● **Goal of the exercise**:
Retype nothing but the lines from the start of the material up to and including the line with "import plotly.graph_objects as go". Pictures don't belong in the copy.

● **Dataset content**:

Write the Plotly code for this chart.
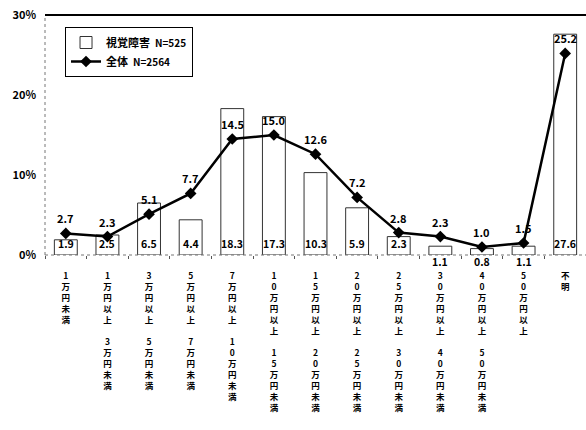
import plotly.graph_objects as go

# Household income brackets (vertical, one character per line)
categories = [
    "1万円未満",
    "1万円以上3万円未満",
    "3万円以上5万円未満",
    "5万円以上7万円未満",
    "7万円以上10万円未満",
    "10万円以上15万円未満",
    "15万円以上20万円未満",
    "20万円以上25万円未満",
    "25万円以上30万円未満",
    "30万円以上40万円未満",
    "40万円以上50万円未満",
    "50万円以上",
    "不明",
]
tick_labels = [
    "1<br>万<br>円<br>未<br>満",
    "1<br>万<br>円<br>以<br>上<br><br>3<br>万<br>円<br>未<br>満",
    "3<br>万<br>円<br>以<br>上<br><br>5<br>万<br>円<br>未<br>満",
    "5<br>万<br>円<br>以<br>上<br><br>7<br>万<br>円<br>未<br>満",
    "7<br>万<br>円<br>以<br>上<br><br>1<br>0<br>万<br>円<br>未<br>満",
    "1<br>0<br>万<br>円<br>以<br>上<br><br>1<br>5<br>万<br>円<br>未<br>満",
    "1<br>5<br>万<br>円<br>以<br>上<br><br>2<br>0<br>万<br>円<br>未<br>満",
    "2<br>0<br>万<br>円<br>以<br>上<br><br>2<br>5<br>万<br>円<br>未<br>満",
    "2<br>5<br>万<br>円<br>以<br>上<br><br>3<br>0<br>万<br>円<br>未<br>満",
    "3<br>0<br>万<br>円<br>以<br>上<br><br>4<br>0<br>万<br>円<br>未<br>満",
    "4<br>0<br>万<br>円<br>以<br>上<br><br>5<br>0<br>万<br>円<br>未<br>満",
    "5<br>0<br>万<br>円<br>以<br>上",
    "不<br>明",
]
y_ticks = [0, 10, 20, 30]
y_tick_labels = ["0%", "10%", "20%", "30%"]
visual_impairment = [1.9, 2.5, 6.5, 4.4, 18.3, 17.3, 10.3, 5.9, 2.3, 1.1, 0.8, 1.1, 27.6]
overall = [2.7, 2.3, 5.1, 7.7, 14.5, 15.0, 12.6, 7.2, 2.8, 2.3, 1.0, 1.5, 25.2]

FONT = "Noto Sans CJK JP, Noto Sans, sans-serif"

fig = go.Figure()
fig.add_trace(go.Bar(
    x=categories, y=visual_impairment,
    name="<b>視覚障害</b>  <span style='font-size:10px'><b>N=525</b></span>",
    marker=dict(color="white", line=dict(color="#333333", width=1)),
    width=0.55,
))
fig.add_trace(go.Scatter(
    x=categories, y=overall, mode="lines+markers",
    name="<b>全体</b>  <span style='font-size:10px'><b>N=2564</b></span>",
    line=dict(color="black", width=2.5),
    marker=dict(symbol="diamond", size=9, color="black"),
))

# Value labels: overall above markers, bars near the base (below axis when tiny)
for c, v in zip(categories, overall):
    fig.add_annotation(x=c, y=v, text=f"<b>{v:.1f}</b>", showarrow=False,
                       yshift=15, font=dict(size=11, color="black", family=FONT))
for c, v in zip(categories, visual_impairment):
    fig.add_annotation(x=c, y=0, text=f"<b>{v:.1f}</b>", showarrow=False,
                       yshift=12 if v >= 1.5 else -6,
                       font=dict(size=10.5, color="black", family=FONT))

# Frame lines: solid top edge, dotted left and bottom axes
fig.add_shape(type="line", xref="paper", yref="paper", x0=0, x1=1, y0=1, y1=1,
              line=dict(color="black", width=2))
fig.add_shape(type="line", xref="paper", yref="paper", x0=0, x1=0, y0=0, y1=1,
              line=dict(color="#777777", width=1, dash="dot"))
fig.add_shape(type="line", xref="paper", yref="paper", x0=0, x1=1, y0=0, y1=0,
              line=dict(color="#777777", width=1, dash="dot"))

fig.update_layout(
    width=586, height=430,
    margin=dict(l=45, r=0, t=15, b=175),
    paper_bgcolor="white", plot_bgcolor="white",
    font=dict(family=FONT, color="black"),
    showlegend=True,
    legend=dict(
        x=0.037, y=0.95, xanchor="left", yanchor="top",
        bordercolor="black", borderwidth=1, bgcolor="white",
        font=dict(size=11, family=FONT),
        traceorder="normal", itemwidth=30,
    ),
    xaxis=dict(
        tickmode="array", tickvals=categories, ticktext=tick_labels,
        tickangle=0, tickfont=dict(size=8.5, family=FONT, weight="bold"),
        tickson="boundaries", ticks="outside", ticklen=3, tickcolor="#555555",
        showline=False, showgrid=False, range=[-0.5, 12.5],
        ticklabelstandoff=14,
    ),
    yaxis=dict(
        range=[0, 30], tickmode="array", tickvals=y_ticks, ticktext=y_tick_labels,
        tickfont=dict(size=11, family=FONT, weight="bold"),
        showgrid=False, showline=False, zeroline=False,
        ticklabelstandoff=8,
    ),
)

fig.write_html("out.html")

● **Exercise output**:
Write the Plotly code for this chart.
import plotly.graph_objects as go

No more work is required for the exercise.